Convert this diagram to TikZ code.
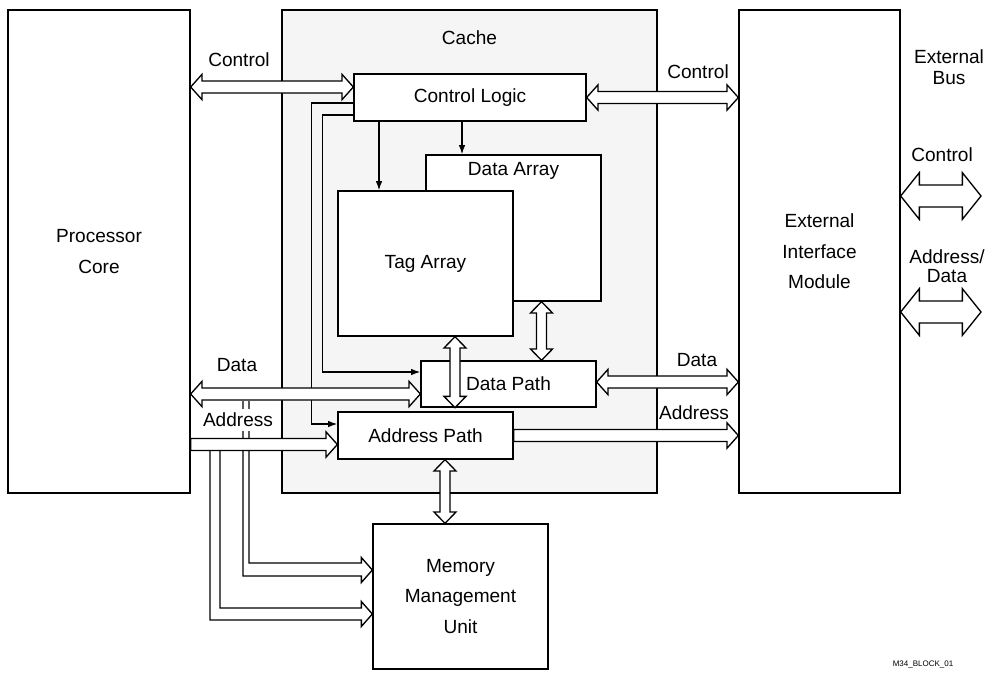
\documentclass[tikz,border=0pt]{standalone}
\usepackage{fontspec}
\setmainfont{Liberation Sans}
\usetikzlibrary{calc}
\usetikzlibrary{arrows.meta}
\definecolor{cachegray}{RGB}{245,245,245}
\tikzstyle{block}=[draw, line width=1pt, fill=white, align=center]
\tikzstyle{bus}=[draw, line width=1pt, fill=white]
\tikzstyle{ctl}=[line width=1pt, -{Latex[length=7pt, width=5pt]}]
\tikzstyle{lbl}=[inner sep=1pt, align=center]

% bus arrow sizes: shaft half width, head half width, head length
\def\busw{4.5pt}
\def\bush{9.5pt}
\def\busl{8.5pt}
% hollow bus arrow with two heads
\newcommand{\busboth}[2]{%
  \draw[bus] (#1)
    -- ($(#1)!\busl!(#2)!\bush!90:(#2)$)
    -- ($(#1)!\busl!(#2)!\busw!90:(#2)$)
    -- ($(#2)!\busl!(#1)!\busw!-90:(#1)$)
    -- ($(#2)!\busl!(#1)!\bush!-90:(#1)$)
    -- (#2)
    -- ($(#2)!\busl!(#1)!\bush!90:(#1)$)
    -- ($(#2)!\busl!(#1)!\busw!90:(#1)$)
    -- ($(#1)!\busl!(#2)!\busw!-90:(#2)$)
    -- ($(#1)!\busl!(#2)!\bush!-90:(#2)$)
    -- cycle;}
% hollow bus arrow with one head
\newcommand{\busone}[2]{%
  \draw[bus] ($(#1)!\busw!90:(#2)$)
    -- ($(#2)!\busl!(#1)!\busw!-90:(#1)$)
    -- ($(#2)!\busl!(#1)!\bush!-90:(#1)$)
    -- (#2)
    -- ($(#2)!\busl!(#1)!\bush!90:(#1)$)
    -- ($(#2)!\busl!(#1)!\busw!90:(#1)$)
    -- ($(#1)!\busw!-90:(#2)$)
    -- cycle;}

\begin{document}
\begin{tikzpicture}[x=0.75pt, y=-0.75pt, font=\fontsize{14.3}{23}\selectfont]
  \useasboundingbox (0, 0) rectangle (987, 672);

  % outer blocks
  \node[block, minimum width=136.5pt, minimum height=362.25pt] (core) at (99, 251.5) {Processor\\Core};
  \node[block, fill=cachegray, minimum width=281.25pt, minimum height=362.25pt] (cache) at (469.5, 251.5) {};
  \node[block, minimum width=120.75pt, minimum height=362.25pt] (eim) at (819.5, 251.5) {External\\Interface\\Module};
  \node[lbl] (cache_txt) at ($(cache.north)+(0, 28)$) {Cache};

  % inside the cache
  \node[block, minimum width=131.25pt, minimum height=109.5pt] (darray) at (513.5, 228) {};
  \node[lbl] (darray_txt) at ($(darray.north)+(0, 17)$) {Data Array};
  \node[block, minimum width=131.25pt, minimum height=108.75pt] (tag) at (425.5, 263.5) {Tag Array};
  \node[block, minimum width=174pt, minimum height=35.25pt] (clogic) at (470, 97.5) {Control Logic};
  \node[block, minimum width=131.25pt, minimum height=35.25pt] (apath) at (425.5, 435.5) {Address Path};
  \node[block, minimum width=131.25pt, minimum height=108.75pt] (mmu) at (460.5, 596.5) {Memory\\Management\\Unit};

  % control lines
  \coordinate (tag_in) at ($(tag.north)+(-46.5, 0)$);
  \coordinate (darray_in) at ($(darray.north)+(-51.5, 0)$);
  \draw[ctl] (clogic.south -| tag_in) -- (tag_in);
  \draw[ctl] (clogic.south -| darray_in) -- (darray_in);
  \draw[ctl] ($(clogic.west)+(0, 5.5)$) -- ++(-42, 0) |- ($(apath.west)+(0, -11.5)$);

  % address lines down to the MMU
  \coordinate (mmu_a) at ($(mmu.west)+(0, -26.5)$);
  \coordinate (mmu_b) at ($(mmu.west)+(0, 17.5)$);
  \draw[line width=1pt] (249, 401) |- ($(mmu_a)+(-11, -7)$) -- ++(0, -5.5) -- (mmu_a)
    -- ++(-11, 12.5) -- ++(0, -6.5) -| (243, 401);
  \draw[line width=1pt] (220, 450) |- ($(mmu_b)+(-11, -6)$) -- ++(0, -6.5) -- (mmu_b)
    -- ++(-11, 12.5) -- ++(0, -6.5) -| (210, 450);

  % buses
  \coordinate (ctrl_in) at ($(clogic.west)+(0, -10.5)$);
  \busboth{core.east |- ctrl_in}{ctrl_in}
  \busboth{clogic.east}{eim.west |- clogic.east}

  \node[block, minimum width=131.25pt, minimum height=34.5pt] (dpath) at (508.5, 384) {Data Path};
  \coordinate (data_in) at ($(dpath.west)+(0, 10)$);
  \coordinate (data_out) at ($(dpath.east)+(0, -2)$);
  \coordinate (addr_in) at ($(apath.west)+(0, 9)$);
  \draw[ctl] ($(clogic.west)+(0, 17.5)$) -- ++(-31, 0) |- ($(dpath.west)+(0, -12)$);

  \busboth{core.east |- data_in}{data_in}
  \busboth{data_out}{eim.west |- data_out}
  \node[lbl, fill=white, inner ysep=3pt] (addr_txt) at (238, 420) {Address};
  \busone{core.east |- addr_in}{addr_in}
  \busone{apath.east}{eim.west |- apath.east}

  \begin{scope}
    \def\busw{3.75pt}
    \def\bush{8.25pt}
    \coordinate (tag_bus) at ($(tag.south)+(29.5, 0)$);
    \coordinate (darray_bus) at ($(darray.south)+(28, 0)$);
    \coordinate (mmu_bus) at ($(apath.south)+(19.5, 0)$);
    \busboth{tag_bus}{dpath.south -| tag_bus}
    \busboth{darray_bus}{dpath.north -| darray_bus}
    \busboth{mmu_bus}{mmu.north -| mmu_bus}
  \end{scope}

  % external bus
  \begin{scope}
    \def\busw{8.25pt}
    \def\bush{17.5pt}
    \def\busl{14pt}
    \coordinate (xbus_ctrl) at (981, 196);
    \coordinate (xbus_ad) at (981, 312);
    \busboth{eim.east |- xbus_ctrl}{xbus_ctrl}
    \busboth{eim.east |- xbus_ad}{xbus_ad}
  \end{scope}

  % labels
  \node[lbl] (ctrl_l) at (239, 60) {Control};
  \node[lbl] (ctrl_r) at (698, 72) {Control};
  \node[lbl] (data_l) at (237, 365) {Data};
  \node[lbl] (data_r) at (697, 360) {Data};
  \node[lbl] (addr_r) at (694, 413) {Address};
  \node[lbl, font=\fontsize{14.3}{16}\selectfont] (xbus_txt) at (949, 67) {External\\Bus};
  \node[lbl] (xctrl_txt) at (942, 155) {Control};
  \node[lbl, font=\fontsize{14.3}{14.5}\selectfont] (xad_txt) at (947, 266) {Address/\\Data};
  \node[lbl, font=\fontsize{6}{7}\selectfont] (fig_id) at (923, 664) {M34\_BLOCK\_01};
\end{tikzpicture}
\end{document}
***
__What you should do__:
Take the listing above and print it exactly, apart from the pictures.

__Solution for this problem__:
Convert this diagram to TikZ code.
\documentclass[tikz,border=0pt]{standalone}
\usepackage{fontspec}
\setmainfont{Liberation Sans}
\usetikzlibrary{calc}
\usetikzlibrary{arrows.meta}
\definecolor{cachegray}{RGB}{245,245,245}
\tikzstyle{block}=[draw, line width=1pt, fill=white, align=center]
\tikzstyle{bus}=[draw, line width=1pt, fill=white]
\tikzstyle{ctl}=[line width=1pt, -{Latex[length=7pt, width=5pt]}]
\tikzstyle{lbl}=[inner sep=1pt, align=center]

% bus arrow sizes: shaft half width, head half width, head length
\def\busw{4.5pt}
\def\bush{9.5pt}
\def\busl{8.5pt}
% hollow bus arrow with two heads
\newcommand{\busboth}[2]{%
  \draw[bus] (#1)
    -- ($(#1)!\busl!(#2)!\bush!90:(#2)$)
    -- ($(#1)!\busl!(#2)!\busw!90:(#2)$)
    -- ($(#2)!\busl!(#1)!\busw!-90:(#1)$)
    -- ($(#2)!\busl!(#1)!\bush!-90:(#1)$)
    -- (#2)
    -- ($(#2)!\busl!(#1)!\bush!90:(#1)$)
    -- ($(#2)!\busl!(#1)!\busw!90:(#1)$)
    -- ($(#1)!\busl!(#2)!\busw!-90:(#2)$)
    -- ($(#1)!\busl!(#2)!\bush!-90:(#2)$)
    -- cycle;}
% hollow bus arrow with one head
\newcommand{\busone}[2]{%
  \draw[bus] ($(#1)!\busw!90:(#2)$)
    -- ($(#2)!\busl!(#1)!\busw!-90:(#1)$)
    -- ($(#2)!\busl!(#1)!\bush!-90:(#1)$)
    -- (#2)
    -- ($(#2)!\busl!(#1)!\bush!90:(#1)$)
    -- ($(#2)!\busl!(#1)!\busw!90:(#1)$)
    -- ($(#1)!\busw!-90:(#2)$)
    -- cycle;}

\begin{document}
\begin{tikzpicture}[x=0.75pt, y=-0.75pt, font=\fontsize{14.3}{23}\selectfont]
  \useasboundingbox (0, 0) rectangle (987, 672);

  % outer blocks
  \node[block, minimum width=136.5pt, minimum height=362.25pt] (core) at (99, 251.5) {Processor\\Core};
  \node[block, fill=cachegray, minimum width=281.25pt, minimum height=362.25pt] (cache) at (469.5, 251.5) {};
  \node[block, minimum width=120.75pt, minimum height=362.25pt] (eim) at (819.5, 251.5) {External\\Interface\\Module};
  \node[lbl] (cache_txt) at ($(cache.north)+(0, 28)$) {Cache};

  % inside the cache
  \node[block, minimum width=131.25pt, minimum height=109.5pt] (darray) at (513.5, 228) {};
  \node[lbl] (darray_txt) at ($(darray.north)+(0, 17)$) {Data Array};
  \node[block, minimum width=131.25pt, minimum height=108.75pt] (tag) at (425.5, 263.5) {Tag Array};
  \node[block, minimum width=174pt, minimum height=35.25pt] (clogic) at (470, 97.5) {Control Logic};
  \node[block, minimum width=131.25pt, minimum height=35.25pt] (apath) at (425.5, 435.5) {Address Path};
  \node[block, minimum width=131.25pt, minimum height=108.75pt] (mmu) at (460.5, 596.5) {Memory\\Management\\Unit};

  % control lines
  \coordinate (tag_in) at ($(tag.north)+(-46.5, 0)$);
  \coordinate (darray_in) at ($(darray.north)+(-51.5, 0)$);
  \draw[ctl] (clogic.south -| tag_in) -- (tag_in);
  \draw[ctl] (clogic.south -| darray_in) -- (darray_in);
  \draw[ctl] ($(clogic.west)+(0, 5.5)$) -- ++(-42, 0) |- ($(apath.west)+(0, -11.5)$);

  % address lines down to the MMU
  \coordinate (mmu_a) at ($(mmu.west)+(0, -26.5)$);
  \coordinate (mmu_b) at ($(mmu.west)+(0, 17.5)$);
  \draw[line width=1pt] (249, 401) |- ($(mmu_a)+(-11, -7)$) -- ++(0, -5.5) -- (mmu_a)
    -- ++(-11, 12.5) -- ++(0, -6.5) -| (243, 401);
  \draw[line width=1pt] (220, 450) |- ($(mmu_b)+(-11, -6)$) -- ++(0, -6.5) -- (mmu_b)
    -- ++(-11, 12.5) -- ++(0, -6.5) -| (210, 450);

  % buses
  \coordinate (ctrl_in) at ($(clogic.west)+(0, -10.5)$);
  \busboth{core.east |- ctrl_in}{ctrl_in}
  \busboth{clogic.east}{eim.west |- clogic.east}

  \node[block, minimum width=131.25pt, minimum height=34.5pt] (dpath) at (508.5, 384) {Data Path};
  \coordinate (data_in) at ($(dpath.west)+(0, 10)$);
  \coordinate (data_out) at ($(dpath.east)+(0, -2)$);
  \coordinate (addr_in) at ($(apath.west)+(0, 9)$);
  \draw[ctl] ($(clogic.west)+(0, 17.5)$) -- ++(-31, 0) |- ($(dpath.west)+(0, -12)$);

  \busboth{core.east |- data_in}{data_in}
  \busboth{data_out}{eim.west |- data_out}
  \node[lbl, fill=white, inner ysep=3pt] (addr_txt) at (238, 420) {Address};
  \busone{core.east |- addr_in}{addr_in}
  \busone{apath.east}{eim.west |- apath.east}

  \begin{scope}
    \def\busw{3.75pt}
    \def\bush{8.25pt}
    \coordinate (tag_bus) at ($(tag.south)+(29.5, 0)$);
    \coordinate (darray_bus) at ($(darray.south)+(28, 0)$);
    \coordinate (mmu_bus) at ($(apath.south)+(19.5, 0)$);
    \busboth{tag_bus}{dpath.south -| tag_bus}
    \busboth{darray_bus}{dpath.north -| darray_bus}
    \busboth{mmu_bus}{mmu.north -| mmu_bus}
  \end{scope}

  % external bus
  \begin{scope}
    \def\busw{8.25pt}
    \def\bush{17.5pt}
    \def\busl{14pt}
    \coordinate (xbus_ctrl) at (981, 196);
    \coordinate (xbus_ad) at (981, 312);
    \busboth{eim.east |- xbus_ctrl}{xbus_ctrl}
    \busboth{eim.east |- xbus_ad}{xbus_ad}
  \end{scope}

  % labels
  \node[lbl] (ctrl_l) at (239, 60) {Control};
  \node[lbl] (ctrl_r) at (698, 72) {Control};
  \node[lbl] (data_l) at (237, 365) {Data};
  \node[lbl] (data_r) at (697, 360) {Data};
  \node[lbl] (addr_r) at (694, 413) {Address};
  \node[lbl, font=\fontsize{14.3}{16}\selectfont] (xbus_txt) at (949, 67) {External\\Bus};
  \node[lbl] (xctrl_txt) at (942, 155) {Control};
  \node[lbl, font=\fontsize{14.3}{14.5}\selectfont] (xad_txt) at (947, 266) {Address/\\Data};
  \node[lbl, font=\fontsize{6}{7}\selectfont] (fig_id) at (923, 664) {M34\_BLOCK\_01};
\end{tikzpicture}
\end{document}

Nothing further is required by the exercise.